During the initial part of the pandemic, when the world went into sudden lockdown, Angel, who identifies as a non-binary bisexual person, found themselves all alone in Bengaluru, separated from their family and partner. They found themselves watching The Bold Type, a series, released in 2017, that follows the lives, loves and careers of three close friends — Jane, Kat and Sutton — set in the glamorous world of women’s magazines.
Angel, who had grown up in a conservative Catholic family, had found it difficult to acknowledge their own queerness till then. “I knew I was attracted to men, for sure. But I would also have serious crushes on women,” they said, adding that when the thought came up, however, they simply pushed it down. But something about Kat’s character arc got Angel thinking about their own sexual orientation.
Kat, played by Australian actress Aisha Dee, comes out twice in the series — first as lesbian, and then as bisexual, a revelation that was supported by her friends both times. “The comforting part was that she had a label, and had come out as a lesbian. Then, she realises she is bisexual and comes out again,” says Angel, who came out as bisexual in December 2021 and a non-binary person by early 2022.
Angel’s story is one of eight interviews, in podcast format, currently available on Project Almirah, a recently launched website that collates and documents stories of queerness and of coming out during the pandemic. Interdisciplinary artist Avril Stormy Unger, who launched this website, says its origins lay in her own coming-out story. “The pandemic brought up a lot of stuff about my own queerness and sexuality. I think that culminated in early 2021,” says Avril, pointing out that this was the case with many queer people. It got her thinking about coming out late in life, and she began looking for stories of people who had gone through a similar experience only to realise that “there wasn’t much information available in the Indian context.”
“I felt the need to speak with others who had similar experiences and look at what caused this revelation, how it felt safe to come out to oneself when the world was unsafe, what happened next, what was grounding, what helped,” she adds.
As she sought out more community and discovered that there were many other people who had gone through a similar experience, she felt a need to document this. In a very heterosexual world where many queer people often struggle with internalised homophobia, “we need these stories for visibility, to know that we are okay, to normalise being queer.” Avril began looking for funding and received it in late 2022 from the Amra Odbhuth Collective, a queer and trans collective and community centre in West Bengal, India. “They managed to get some funding and gave me a part of it for this project.”
She spent over three months interviewing people who had come out during the pandemic. “I was intentionally looking for these stories,” says Avril, who found them in many places: strangers she met on dating apps, folks from the larger queer community that she was already friends with, people who approached her after a performance based on her own coming out story, telling her it resonated with them.

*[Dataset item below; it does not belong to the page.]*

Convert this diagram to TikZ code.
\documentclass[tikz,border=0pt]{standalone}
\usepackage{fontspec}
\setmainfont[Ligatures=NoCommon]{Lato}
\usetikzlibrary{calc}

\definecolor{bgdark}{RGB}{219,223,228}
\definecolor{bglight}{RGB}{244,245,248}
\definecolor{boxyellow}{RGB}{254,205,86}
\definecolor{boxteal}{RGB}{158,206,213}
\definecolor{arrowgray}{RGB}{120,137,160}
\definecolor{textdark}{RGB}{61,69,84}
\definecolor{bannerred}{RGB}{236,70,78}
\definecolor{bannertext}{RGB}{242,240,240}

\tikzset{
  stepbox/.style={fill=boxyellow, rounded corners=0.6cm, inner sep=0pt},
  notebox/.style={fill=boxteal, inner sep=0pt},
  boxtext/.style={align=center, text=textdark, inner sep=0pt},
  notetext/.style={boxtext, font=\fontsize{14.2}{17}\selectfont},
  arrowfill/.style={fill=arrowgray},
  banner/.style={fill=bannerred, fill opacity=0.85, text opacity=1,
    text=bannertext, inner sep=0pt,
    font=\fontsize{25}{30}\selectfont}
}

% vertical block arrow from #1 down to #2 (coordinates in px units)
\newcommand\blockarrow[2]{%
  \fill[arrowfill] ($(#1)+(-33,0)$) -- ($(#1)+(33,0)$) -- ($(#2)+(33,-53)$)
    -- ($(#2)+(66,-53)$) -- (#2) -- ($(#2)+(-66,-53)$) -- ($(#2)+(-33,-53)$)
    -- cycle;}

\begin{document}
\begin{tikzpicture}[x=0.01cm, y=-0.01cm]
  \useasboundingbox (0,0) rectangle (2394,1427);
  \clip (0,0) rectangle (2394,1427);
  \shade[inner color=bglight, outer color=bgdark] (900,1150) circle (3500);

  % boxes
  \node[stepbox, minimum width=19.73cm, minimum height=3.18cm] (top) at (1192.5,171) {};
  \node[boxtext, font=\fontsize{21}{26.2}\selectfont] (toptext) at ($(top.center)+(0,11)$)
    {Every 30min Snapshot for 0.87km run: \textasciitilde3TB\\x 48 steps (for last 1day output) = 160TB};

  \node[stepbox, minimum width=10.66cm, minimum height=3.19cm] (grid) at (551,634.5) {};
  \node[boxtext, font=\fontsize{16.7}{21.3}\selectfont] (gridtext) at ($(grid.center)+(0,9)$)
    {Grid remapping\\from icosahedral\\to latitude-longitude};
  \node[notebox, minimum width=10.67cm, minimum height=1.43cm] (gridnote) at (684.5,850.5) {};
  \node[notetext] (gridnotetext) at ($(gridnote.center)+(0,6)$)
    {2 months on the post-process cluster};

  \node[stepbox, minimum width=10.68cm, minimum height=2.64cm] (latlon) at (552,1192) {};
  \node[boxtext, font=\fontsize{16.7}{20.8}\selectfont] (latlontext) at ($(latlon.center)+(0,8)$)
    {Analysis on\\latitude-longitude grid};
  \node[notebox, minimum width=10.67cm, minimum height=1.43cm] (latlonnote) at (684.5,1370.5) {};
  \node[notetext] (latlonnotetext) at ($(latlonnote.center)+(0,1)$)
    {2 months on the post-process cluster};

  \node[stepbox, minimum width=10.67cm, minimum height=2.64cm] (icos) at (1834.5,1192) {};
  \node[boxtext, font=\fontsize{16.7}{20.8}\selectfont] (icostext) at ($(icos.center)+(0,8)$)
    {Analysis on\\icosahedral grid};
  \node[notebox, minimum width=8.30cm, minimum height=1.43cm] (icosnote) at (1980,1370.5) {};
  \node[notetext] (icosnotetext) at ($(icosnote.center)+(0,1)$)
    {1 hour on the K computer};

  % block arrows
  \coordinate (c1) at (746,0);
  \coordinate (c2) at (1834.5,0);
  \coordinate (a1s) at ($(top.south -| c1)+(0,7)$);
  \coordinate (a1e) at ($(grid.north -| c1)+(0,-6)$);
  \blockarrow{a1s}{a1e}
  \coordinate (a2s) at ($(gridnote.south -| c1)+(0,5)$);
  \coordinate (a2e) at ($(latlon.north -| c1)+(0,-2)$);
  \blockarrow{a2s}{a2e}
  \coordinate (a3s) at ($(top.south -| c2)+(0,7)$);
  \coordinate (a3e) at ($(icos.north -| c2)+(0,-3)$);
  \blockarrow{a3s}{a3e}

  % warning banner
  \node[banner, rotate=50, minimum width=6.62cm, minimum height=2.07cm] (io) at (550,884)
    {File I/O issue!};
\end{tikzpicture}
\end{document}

Eight out of the 10 interviews she conducted finally made it to Project Almirah, the name chosen because she liked the word a great deal. “It is contextual to India, and everyone pronounces it differently,” she says with a laugh, adding that the people she interviewed got paid for being part of the project. She hopes to continue building this archive with more stories in multiple formats: audio, video, text and imagery. “I have been getting a bunch of enquiries from people who want to contribute stories,” she says. “I am looking for more funding to do that.”

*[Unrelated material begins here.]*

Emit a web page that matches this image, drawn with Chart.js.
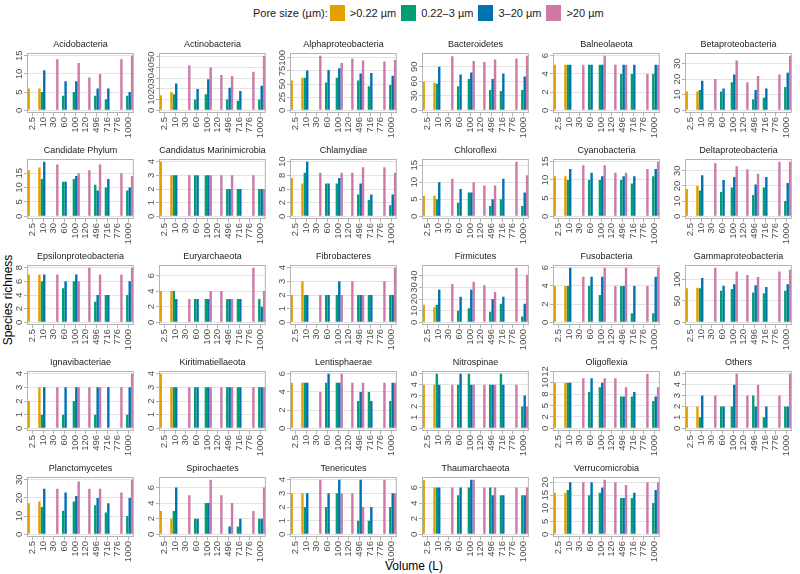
<!DOCTYPE html>
<html>
<head>
<meta charset="utf-8">
<script src="https://cdn.jsdelivr.net/npm/chart.js@4.4.1/dist/chart.umd.min.js"></script>
<style>
  body { margin: 0; background: #fff; font-family: "Liberation Sans", Arial, sans-serif; }
  #wrap { position: relative; width: 800px; height: 574px; overflow: hidden; }
  #wrap canvas { position: absolute; }
  #legend { position: absolute; top: 5px; left: 253px; display: flex; align-items: center; font-size: 11px; color: #1a1a1a; white-space: nowrap; }
  #legend .sw { display: inline-block; width: 15px; height: 16px; margin: 0 5px 0 0; }
  #legend .lab { margin-right: 5px; }
  #ytitle { position: absolute; left: 8px; top: 300px; transform: translate(-50%, -50%) rotate(-90deg); font-size: 12px; white-space: nowrap; color: #000; }
  #xtitle { position: absolute; left: 414px; top: 566px; transform: translate(-50%, -50%); font-size: 12px; white-space: nowrap; color: #000; }
</style>
</head>
<body>
<div id="wrap">
  <div id="legend"></div>
  <div id="ytitle">Species richness</div>
  <div id="xtitle">Volume (L)</div>
</div>
<script>
const volumes = ['2.5', '10', '30', '60', '100', '120', '496', '716', '776', '1000'];
const poreSizes = ['>0.22 µm', '0.22–3 µm', '3–20 µm', '>20 µm'];
const poreColors = ['#E69F00', '#009E73', '#0072B2', '#CC79A7'];

const phyla = [
  'Acidobacteria', 'Actinobacteria', 'Alphaproteobacteria', 'Bacteroidetes', 'Balneolaeota', 'Betaproteobacteria',
  'Candidate Phylum', 'Candidatus Marinimicrobia', 'Chlamydiae', 'Chloroflexi', 'Cyanobacteria', 'Deltaproteobacteria',
  'Epsilonproteobacteria', 'Euryarchaeota', 'Fibrobacteres', 'Firmicutes', 'Fusobacteria', 'Gammaproteobacteria',
  'Ignavibacteriae', 'Kiritimatiellaeota', 'Lentisphaerae', 'Nitrospinae', 'Oligoflexia', 'Others',
  'Planctomycetes', 'Spirochaetes', 'Tenericutes', 'Thaumarchaeota', 'Verrucomicrobia'
];

// y tick spacing of each panel
const yStep = [5, 10, 25, 30, 2, 10, 5, 1, 2.5, 5, 5, 10, 2, 2, 1, 10, 2, 50, 1, 1, 2, 1, 2.5, 1, 10, 2, 1, 2, 5];

// volumes sampled by each pore size
const volsGt022 = ['2.5', '10'];
const volsSmall = ['10', '60', '100', '496', '716', '1000'];
const volsMid = ['10', '60', '100', '496', '716', '1000'];
const volsGt20 = ['30', '100', '120', '496', '776', '1000'];

// species richness, one row per phylum, in the order of the volume lists above
const richGt022 = [
  [6, 6], [14, 17], [57, 62], [59, 57], [5, 5], [12, 12],
  [16, 17], [4, 3], [7, 6], [6, 6], [11, 11], [18, 20],
  [7, 7], [4, 4], [2, 3], [15, 13], [4, 4], [80, 81],
  [2, 3], [4, 3], [5, 5], [4, 4], [10, 10], [2, 2],
  [17, 18], [3, 2], [3, 3], [7, 6], [16, 16]
];
const richSmall = [
  [5, 4, 5, 4, 3, 4], [15, 10, 15, 10, 9, 10], [62, 53, 62, 57, 46, 48], [55, 50, 65, 42, 40, 42], [5, 5, 5, 4, 4, 4], [13, 12, 18, 7, 8, 15],
  [13, 12, 13, 11, 10, 9], [3, 3, 3, 2, 2, 2], [8, 6, 6, 4, 3, 2], [5, 4, 7, 3, 5, 3], [10, 10, 10, 10, 9, 11], [17, 16, 19, 14, 19, 10],
  [6, 5, 6, 3, 4, 4], [4, 3, 3, 3, 3, 3], [2, 2, 2, 2, 2, 2], [15, 10, 12, 9, 16, 5], [4, 4, 3, 4, 1, 1], [80, 74, 78, 70, 68, 74],
  [1, 1, 2, 1, null, 1], [3, 3, 3, 3, 3, 3], [5, 5, 5, 3, 4, 3], [5, 4, 5, 4, 5, 2], [10, 8, 9, 7, 7, 6], [1, 2, 2, 3, 1, 2],
  [15, 13, 18, 16, 12, 10], [3, 2, 4, null, 1, 2], [2, 2, 3, 1, 1, 2], [6, 5, 6, 6, 5, 5], [17, 15, 16, 14, 14, 12]
];
const richMid = [
  [11, 8, 8, 6, 6, 5], [25, 20, 29, 21, 18, 23], [76, 77, 80, 70, 71, 66], [90, 74, 78, 65, 76, 70], [5, 5, 5, 5, 5, 5], [19, 14, 23, 13, 14, 24],
  [19, 12, 14, 9, 13, 10], [3, 3, 3, 2, 2, 2], [10, 6, 7, 6, 4, 4], [10, 8, 7, 5, 11, 7], [13, 12, 11, 11, 11, 13], [27, 24, 26, 21, 26, 22],
  [7, 6, 7, 4, 4, 6], [3, 3, 3, 3, 3, 2], [2, 2, 3, 2, 2, 2], [28, 22, 28, 20, 22, 16], [6, 5, 5, 4, 4, 5], [104, 86, 89, 87, 83, 89],
  [3, 3, 3, 3, 3, 3], [3, 3, 3, 3, 3, 3], [5, 6, 5, 4, 3, 5], [4, 5, 4, 4, 4, 3], [10, 11, 10, 7, 8, 7], [3, 2, 4, 2, 2, 2],
  [25, 23, 21, 20, 17, 20], [6, 2, 4, 1, 2, 2], [3, 3, 4, 4, 2, 3], [6, 6, 7, 5, 5, 5], [20, 20, 18, 14, 16, 17]
];
const richGt20 = [
  [14, 13, 9, 10, 14, 15], [42, 40, 33, 32, 36, 51], [104, 90, 98, 95, 93, 96], [112, 102, 100, 105, 107, 113], [5, 6, 5, 5, 4, 5], [20, 32, 18, 22, 23, 35],
  [18, 15, 16, 18, 15, 14], [3, 3, 3, 3, 3, 2], [8, 8, 8, 9, 9, 8], [11, 10, 9, 9, 16, 12], [14, 14, 12, 12, 13, 15], [35, 33, 31, 28, 36, 36],
  [7, 6, 8, 7, 7, 8], [3, 4, 4, 3, 7, 4], [2, 2, 3, 2, 3, 4], [33, 35, 32, 26, 47, 41], [5, 6, 4, 6, 4, 6], [128, 119, 111, 106, 119, 123],
  [3, 3, 3, 3, 3, 4], [3, 3, 3, 3, 3, 3], [4, 6, 5, 5, 5, 5], [4, 4, 4, 4, 4, 2], [11, 11, 11, 9, 12, 9], [3, 5, 3, 4, 3, 5],
  [25, 29, 25, 25, 23, 30], [5, 7, 5, 4, 3, 6], [4, 3, 3, 2, 4, 3], [6, 7, 6, 6, 6, 6], [20, 21, 20, 19, 20, 20]
];

const series = [
  { vols: volsGt022, rows: richGt022 },
  { vols: volsSmall, rows: richSmall },
  { vols: volsMid, rows: richMid },
  { vols: volsGt20, rows: richGt20 }
];

const FONT = '"Liberation Sans", Arial, sans-serif';
const wrap = document.getElementById('wrap');

// legend
const legend = document.getElementById('legend');
legend.innerHTML = '<span class="lab" style="margin-right:2px">Pore size (µm):</span>' +
  poreSizes.map((p, k) => '<span class="sw" style="background:' + poreColors[k] + '"></span><span class="lab">' + p + '</span>').join('');

// R style label rounding (half to even)
function fmt(v) {
  const f = Math.floor(v), d = v - f;
  const r = d > 0.5 ? f + 1 : d < 0.5 ? f : (f % 2 === 0 ? f : f + 1);
  return String(r);
}

const panelDeco = {
  id: 'panelDeco',
  afterDraw(chart, args, opts) {
    const { ctx, chartArea: a } = chart;
    const y = chart.scales.y;
    ctx.save();
    ctx.strokeStyle = '#b3b3b3';
    ctx.lineWidth = 1;
    ctx.strokeRect(a.left + 0.5, a.top + 0.5, a.width - 1, a.height - 1);
    ctx.fillStyle = '#4d4d4d';
    ctx.font = '9.5px ' + FONT;
    ctx.textAlign = 'center';
    ctx.textBaseline = 'bottom';
    y.ticks.forEach(t => {
      const py = y.getPixelForValue(t.value);
      ctx.save();
      ctx.translate(a.left - 3, py);
      ctx.rotate(-Math.PI / 2);
      ctx.fillText(fmt(t.value), 0, 0);
      ctx.restore();
    });
    ctx.fillStyle = '#1a1a1a';
    ctx.font = '9px ' + FONT;
    ctx.textBaseline = 'middle';
    ctx.fillText(opts.title, (a.left + a.right) / 2, 8);
    ctx.restore();
  }
};

phyla.forEach((name, i) => {
  const col = i % 6, row = Math.floor(i / 6);
  const plotLeft = 27 + col * 131.6;
  const plotTop = 53 + row * 106;
  const cv = document.createElement('canvas');
  cv.width = 136;
  cv.height = 106;
  cv.style.left = Math.round(plotLeft - 22) + 'px';
  cv.style.top = (plotTop - 16) + 'px';
  wrap.appendChild(cv);

  const datasets = series.map((s, k) => ({
    label: poreSizes[k],
    data: volumes.map(v => {
      const j = s.vols.indexOf(v);
      return j < 0 ? null : s.rows[i][j];
    }),
    backgroundColor: poreColors[k],
    categoryPercentage: 0.9,
    barPercentage: 1
  }));
  let top = 0;
  datasets.forEach(d => d.data.forEach(v => { if (v != null && v > top) top = v; }));
  const step = yStep[i];

  new Chart(cv, {
    type: 'bar',
    data: { labels: volumes, datasets },
    options: {
      responsive: false,
      animation: false,
      events: [],
      layout: { padding: { top: 16, right: 2, left: 0, bottom: 0 } },
      plugins: {
        legend: { display: false },
        tooltip: { enabled: false },
        panelDeco: { title: name }
      },
      scales: {
        x: {
          grid: { display: true, drawOnChartArea: false, drawTicks: true, tickLength: 3, color: '#b3b3b3', offset: false },
          border: { display: false },
          ticks: { minRotation: 90, maxRotation: 90, autoSkip: false, padding: 1, color: '#4d4d4d', font: { size: 9.5, family: FONT } },
          afterFit: s => { s.height = 30; }
        },
        y: {
          min: -0.05 * top,
          max: 1.05 * top,
          grid: { color: '#e3e3e3', drawTicks: true, tickLength: 3, tickColor: '#b3b3b3' },
          border: { display: false },
          ticks: { display: false },
          afterBuildTicks: s => {
            const t = [];
            for (let v = 0; v <= s.max + 1e-9; v += step) t.push({ value: v });
            s.ticks = t;
          },
          afterFit: s => { s.width = 22; }
        }
      }
    },
    plugins: [panelDeco]
  });
});
</script>
</body>
</html>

Arty (he/they/it), a Goa-based queer person who was interviewed as part of Project Almirah, says what they like best about the project is the visibility it gives queer people. “There are a lot of queers like me who struggled to open up and express their story,” says Arty, who came out on Facebook, during the pandemic, something Arty talks about in the podcast too. “It is empowering, and I am super grateful to be given an opportunity to share my story,” they add, a sentiment Angel mirrors.
“Giving queer people a voice to tell their story is unique,” says Angel, pointing out that knowing that other people went through similar experiences makes one feel less isolated. “After reading and listening to the stories, I felt so much solidarity and connection,” they say.